--- Start MATERIAL FOR THIS TASK ---
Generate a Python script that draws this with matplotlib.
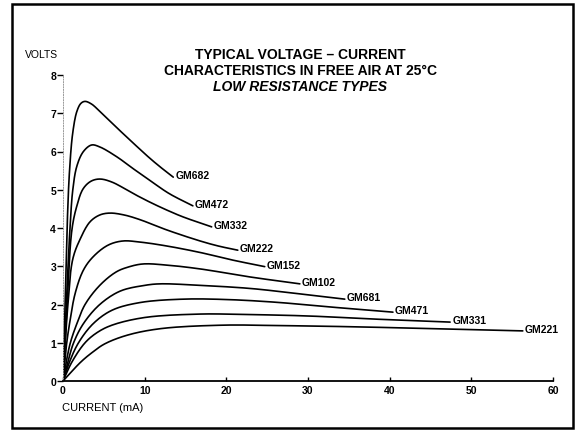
import matplotlib
matplotlib.use("Agg")
import matplotlib.pyplot as plt
from matplotlib.patches import Rectangle
import numpy as np

plt.rcParams['font.family'] = ['Liberation Sans', 'DejaVu Sans']

# curve data: current (mA), voltage (V)
gm682_i = [0, 0.25, 0.5, 0.8, 1.2, 1.7, 2.2, 2.7, 3.5, 4.5, 6.6, 8.6, 10.6, 12.0, 13.5]
gm682_v = [0, 2.0, 4.0, 5.5, 6.5, 7.05, 7.26, 7.31, 7.24, 7.05, 6.62, 6.22, 5.83, 5.58, 5.33]
gm472_i = [0, 0.4, 0.85, 1.2, 1.7, 2.5, 3.5, 4.5, 6.6, 8.6, 10.6, 13.0, 15.9]
gm472_v = [0, 2.0, 3.97, 5.0, 5.62, 6.0, 6.17, 6.12, 5.86, 5.55, 5.25, 4.9, 4.58]
gm332_i = [0, 0.5, 1.1, 1.7, 2.45, 3.4, 4.5, 6.0, 8.6, 10.6, 12.7, 14.7, 18.2]
gm332_v = [0, 2.0, 3.97, 4.58, 5.02, 5.22, 5.28, 5.2, 4.9, 4.68, 4.47, 4.29, 4.03]
gm222_i = [0, 0.6, 1.2, 2.1, 3.3, 4.5, 5.75, 7.5, 9.4, 12.7, 16.8, 19.0, 21.4]
gm222_v = [0, 2.0, 3.19, 3.71, 4.16, 4.34, 4.39, 4.34, 4.22, 3.95, 3.66, 3.53, 3.42]
gm152_i = [0, 0.4, 0.8, 1.5, 2.5, 3.7, 5.5, 7.3, 9.5, 12.7, 16.8, 20.8, 24.7]
gm152_v = [0, 0.9, 1.5, 2.3, 2.9, 3.25, 3.55, 3.66, 3.63, 3.53, 3.36, 3.16, 2.99]
gm102_i = [0, 0.4, 0.9, 1.7, 2.7, 4.5, 6.5, 8.0, 9.8, 12.7, 16.8, 22.9, 29.0]
gm102_v = [0, 0.5, 1.0, 1.5, 2.0, 2.5, 2.85, 2.98, 3.06, 3.03, 2.93, 2.72, 2.54]
gm681_i = [0, 0.6, 1.3, 2.5, 4.5, 7.0, 10.0, 11.9, 16.8, 22.9, 28.5, 34.5]
gm681_v = [0, 0.5, 1.0, 1.5, 2.0, 2.35, 2.5, 2.54, 2.5, 2.42, 2.29, 2.14]
gm471_i = [0, 0.8, 1.9, 3.7, 6.0, 9.4, 14.7, 20.0, 26.0, 33.0, 40.4]
gm471_v = [0, 0.5, 1.0, 1.5, 1.85, 2.05, 2.14, 2.13, 2.06, 1.93, 1.8]
gm331_i = [0, 1.1, 2.7, 4.2, 6.0, 10.0, 16.8, 22.0, 30.0, 38.0, 47.4]
gm331_v = [0, 0.5, 1.0, 1.27, 1.46, 1.66, 1.75, 1.74, 1.7, 1.62, 1.54]
gm221_i = [0, 2.2, 3.6, 5.1, 7.9, 12.0, 19.6, 26.0, 35.0, 45.0, 56.3]
gm221_v = [0, 0.5, 0.75, 0.97, 1.2, 1.37, 1.46, 1.45, 1.42, 1.37, 1.31]

curve_names = ['GM682', 'GM472', 'GM332', 'GM222', 'GM152',
               'GM102', 'GM681', 'GM471', 'GM331', 'GM221']
curve_i = [gm682_i, gm472_i, gm332_i, gm222_i, gm152_i,
           gm102_i, gm681_i, gm471_i, gm331_i, gm221_i]
curve_v = [gm682_v, gm472_v, gm332_v, gm222_v, gm152_v,
           gm102_v, gm681_v, gm471_v, gm331_v, gm221_v]

x_ticks = [0, 10, 20, 30, 40, 50, 60]
y_ticks = [0, 1, 2, 3, 4, 5, 6, 7, 8]


def smooth(xs, ys, n=16):
    """Centripetal Catmull-Rom through the points, done in a scaled space."""
    p = np.column_stack([np.asarray(xs) / 60 * 490, np.asarray(ys) / 8 * 306])
    p = np.vstack([2 * p[0] - p[1], p, 2 * p[-1] - p[-2]])
    out = [p[1]]
    for k in range(1, len(p) - 2):
        p0, p1, p2, p3 = p[k - 1], p[k], p[k + 1], p[k + 2]
        t0 = 0.0
        t1 = t0 + np.linalg.norm(p1 - p0) ** 0.5
        t2 = t1 + np.linalg.norm(p2 - p1) ** 0.5
        t3 = t2 + np.linalg.norm(p3 - p2) ** 0.5
        for t in np.linspace(t1, t2, n)[1:]:
            a1 = (t1 - t) / (t1 - t0) * p0 + (t - t0) / (t1 - t0) * p1
            a2 = (t2 - t) / (t2 - t1) * p1 + (t - t1) / (t2 - t1) * p2
            a3 = (t3 - t) / (t3 - t2) * p2 + (t - t2) / (t3 - t2) * p3
            b1 = (t2 - t) / (t2 - t0) * a1 + (t - t0) / (t2 - t0) * a2
            b2 = (t3 - t) / (t3 - t1) * a2 + (t - t1) / (t3 - t1) * a3
            out.append((t2 - t) / (t2 - t1) * b1 + (t - t1) / (t2 - t1) * b2)
    out = np.array(out)
    return out[:, 0] / 490 * 60, out[:, 1] / 306 * 8


fig = plt.figure(figsize=(5.8, 4.31), dpi=100)
ax = fig.add_axes([63 / 580, 49 / 431, 490 / 580, 306 / 431])

for name, xi, vi in zip(curve_names, curve_i, curve_v):
    sx, sy = smooth(xi, vi)
    ax.plot(sx, sy, color='black', lw=1.2, solid_capstyle='round')
    ax.annotate(name, (xi[-1], vi[-1]), xytext=(1.5, 1.5), textcoords='offset points',
                ha='left', va='center', fontsize=7.5, fontweight='bold')

ax.set_xlim(0, 60)
ax.set_ylim(0, 8)
ax.set_xticks(x_ticks)
ax.set_yticks(y_ticks)
ax.set_xticklabels([str(t) for t in x_ticks], fontsize=7.5, fontweight='bold')
ax.set_yticklabels([str(t) for t in y_ticks], fontsize=7.5, fontweight='bold')
ax.tick_params(axis='x', direction='in', length=3, width=1, pad=3)
ax.tick_params(axis='y', direction='out', length=4, width=1, pad=1)
for s in ['top', 'right']:
    ax.spines[s].set_visible(False)
ax.spines['bottom'].set_linewidth(1.3)
ax.spines['left'].set_color('0.6')
ax.spines['left'].set_linestyle(':')
ax.spines['left'].set_linewidth(0.7)

fig.text(25 / 580, 1 - 55 / 431, 'VOLTS', fontsize=7.5, va='center', ha='left')
fig.text(62 / 580, 1 - 408 / 431, 'CURRENT (mA)', fontsize=8, va='center', ha='left')

fig.text(300 / 580, 1 - 55 / 431, 'TYPICAL VOLTAGE \u2013 CURRENT',
         fontsize=10, fontweight='bold', ha='center', va='center')
fig.text(300 / 580, 1 - 71 / 431, 'CHARACTERISTICS IN FREE AIR AT 25\u00b0C',
         fontsize=10, fontweight='bold', ha='center', va='center')
fig.text(300 / 580, 1 - 87 / 431, 'LOW RESISTANCE TYPES',
         fontsize=10, fontweight='bold', fontstyle='italic', ha='center', va='center')

fig.patches.append(Rectangle((12 / 580, 2 / 431), 561 / 580, 424 / 431,
                             transform=fig.transFigure, fill=False,
                             edgecolor='black', lw=1.8))

fig.savefig('out.png', dpi=100)
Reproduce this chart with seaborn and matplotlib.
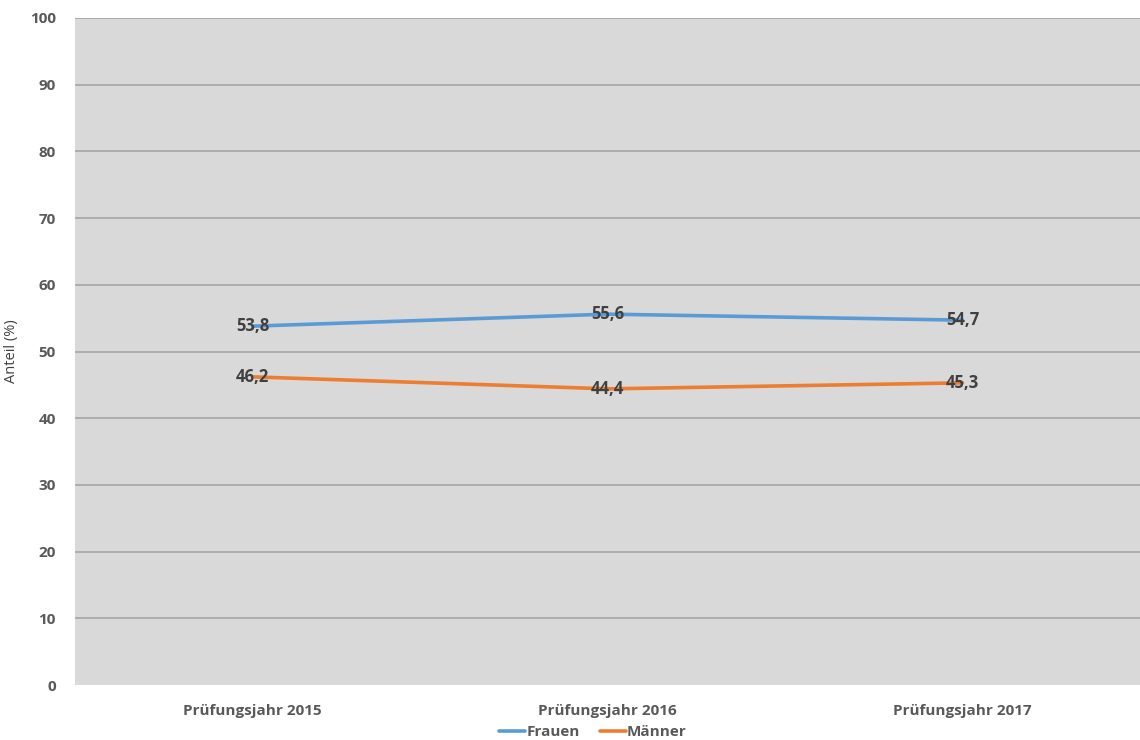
--- End MATERIAL FOR THIS TASK ---
WRITTEN REQUEST:
Print exactly the first line of the entries and every line after it through the one that contains "plt.rcParams['font.family'] = ['Liberation", leaving the pictures out.

THE COMPLETED TASK:
Generate a Python script that draws this with matplotlib.
import matplotlib
matplotlib.use("Agg")
import matplotlib.pyplot as plt
from matplotlib.patches import Rectangle
import numpy as np

plt.rcParams['font.family'] = ['Liberation Sans', 'DejaVu Sans']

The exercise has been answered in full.